ERIC Number: ED240005
Record Type: RIE
Publication Date: 1983
Reference Count: 0
Grass Roots Activism in the United States: Global Implications?
Alger, Chadwick F.; Mendlovitz, Saul
Interviews were conducted with 35 grass roots activists from middle-sized U.S. cities and small towns to learn about their perspectives and activities. No effort was made to obtain a representative sample of activists. The five main approaches to social change encountered were represented by members of the ideological and political left, by community-organizing and neighborhood empowerment groups, and by advocates of lifestyle change, interpersonal transformation (e.g., feminism), and spiritual transformation. Among the findings are the following. There is a strong emphasis on decentralization among grass roots activists.
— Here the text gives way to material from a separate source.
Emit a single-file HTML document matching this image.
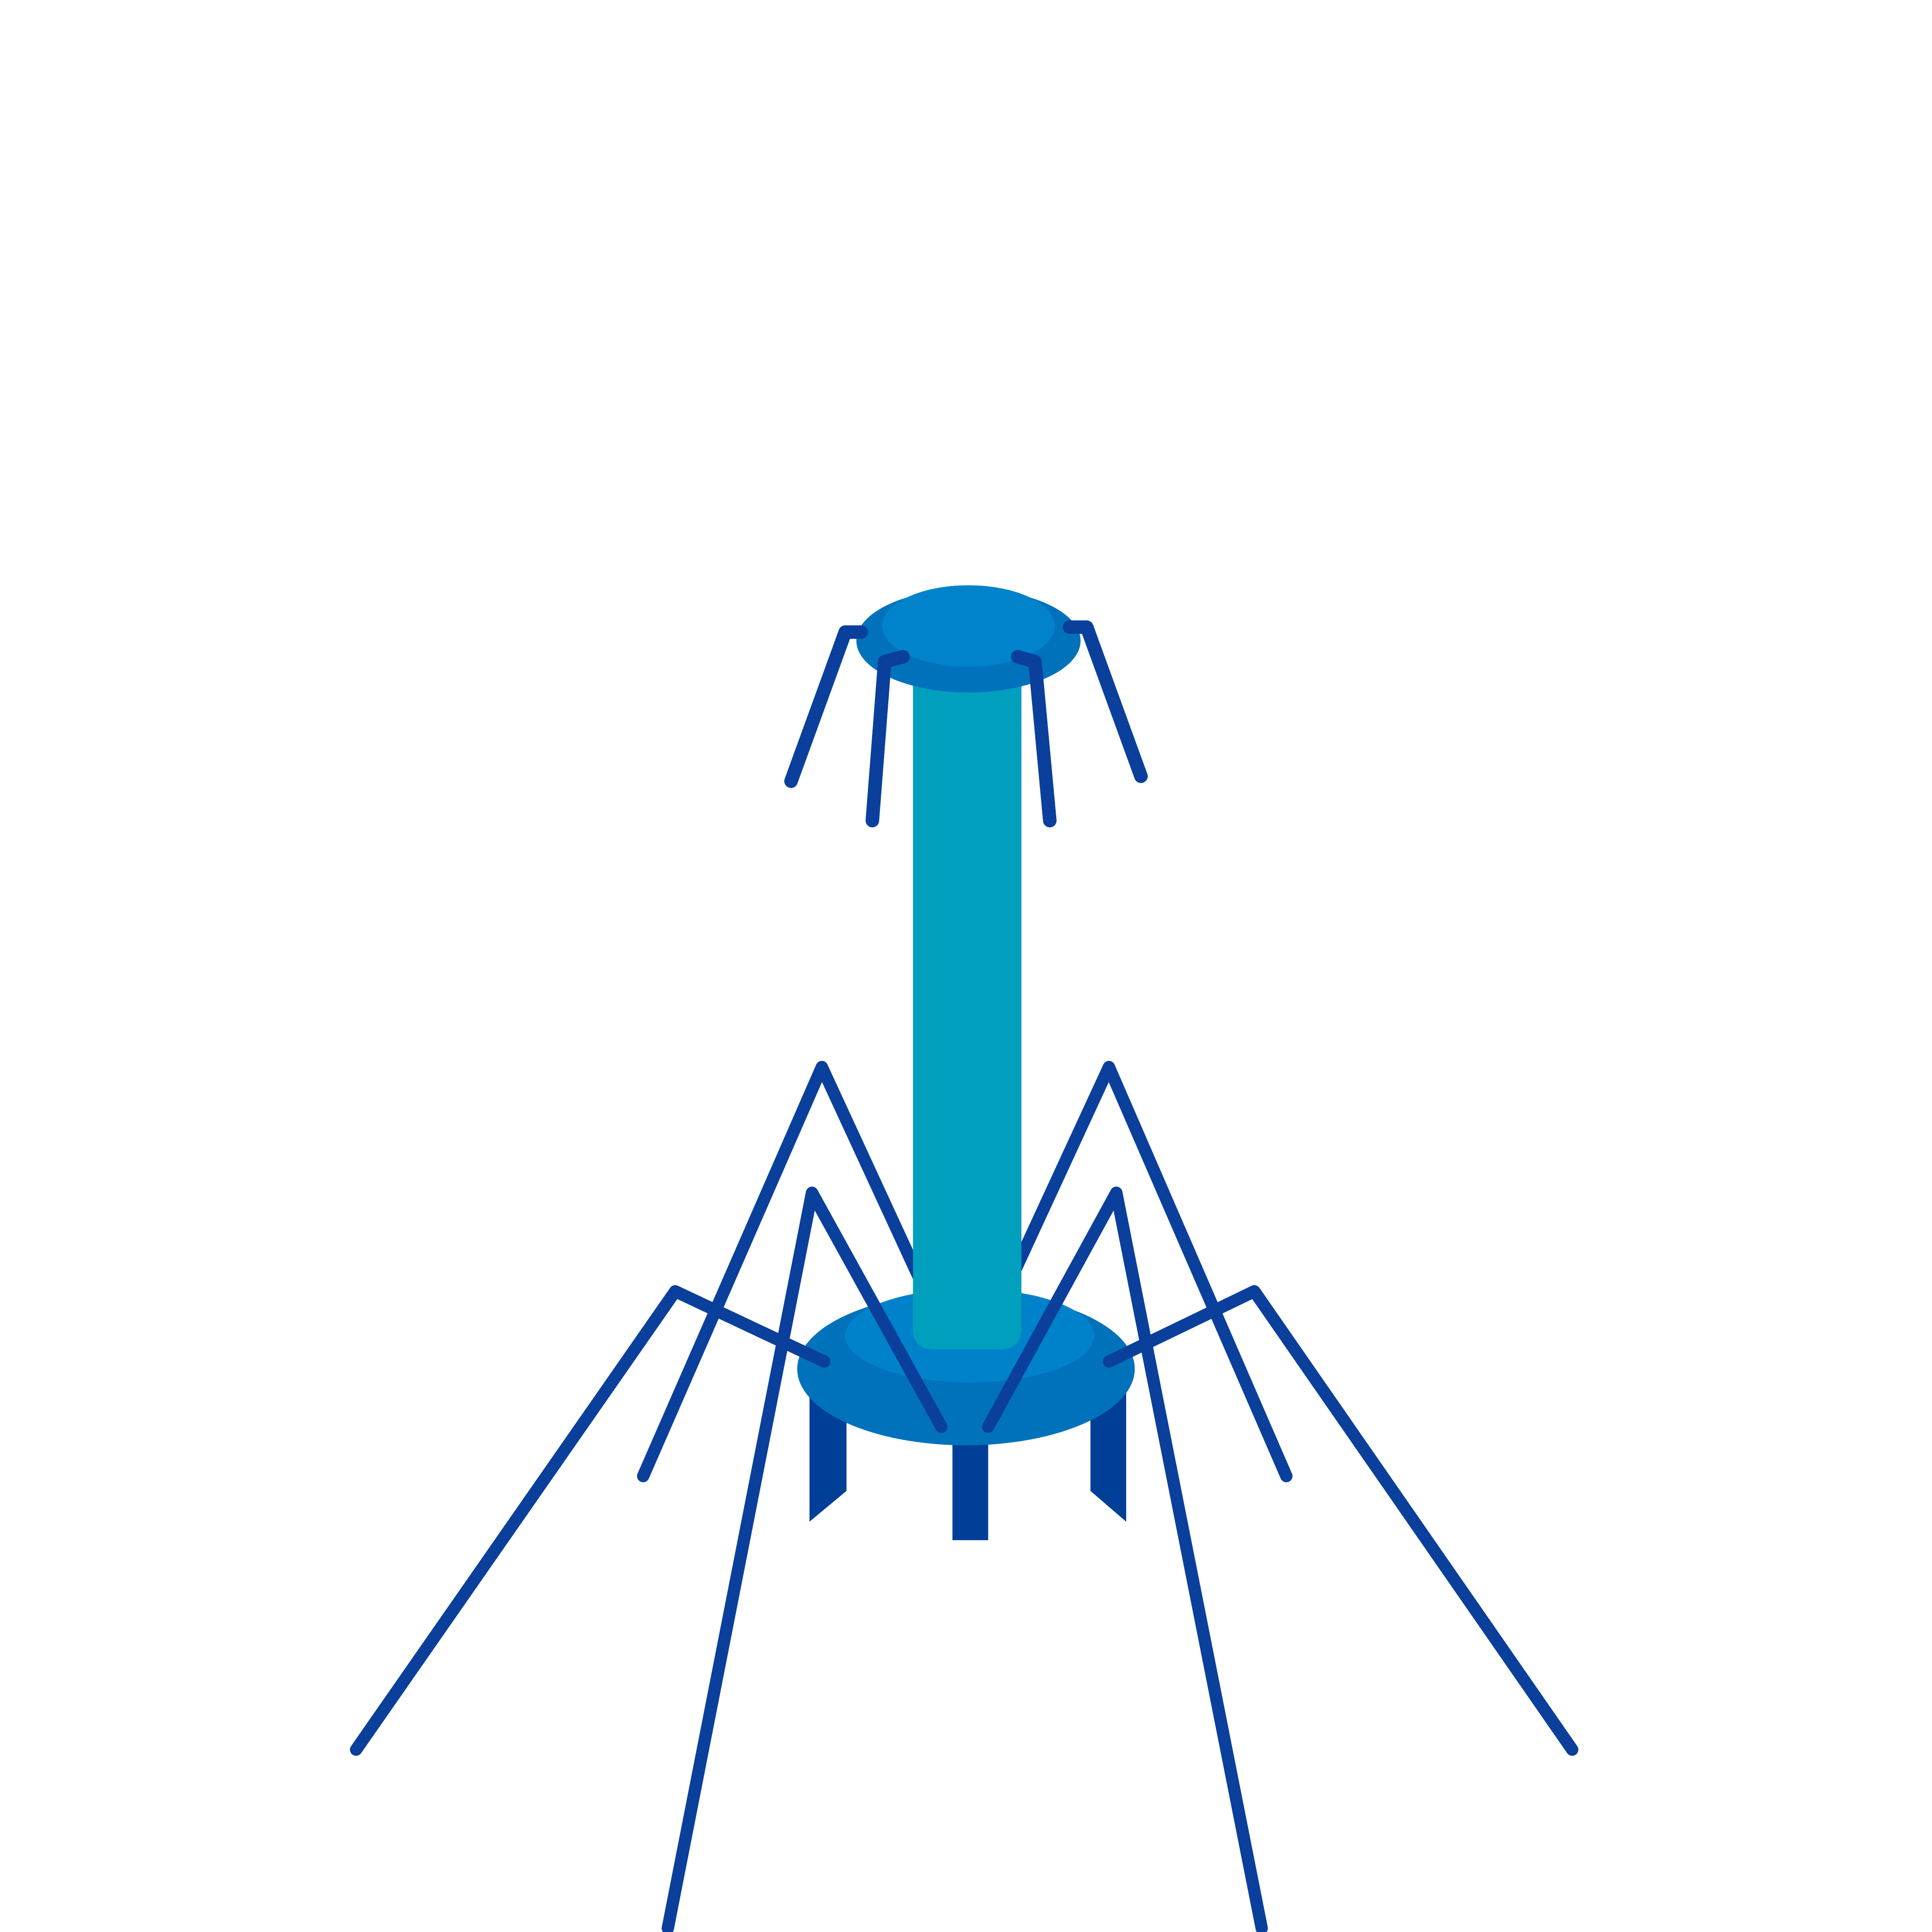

A possible basis for collaboration between localists and globalists is their shared anti-statism. The networks created by local activists tend not to extend beyond the state (nation) boundary. Local activists tend not to be activating, or even informing, local people about suffering on a global basis. Local activists tend to change their lifestyles so that they reflect their beliefs; the globalists do not. The localists rarely have visions of the future, compared to the global future tradition of the globalists. There are a small number of local/global activists. (Author/RM)
Publication Type: Reports - Research; Speeches/Meeting Papers
Education Level: N/A
Authoring Institution: N/A
Note: Paper presented at the Annual Meeting of the American Sociological Association (Detroit, MI, August 31-September 4, 1983).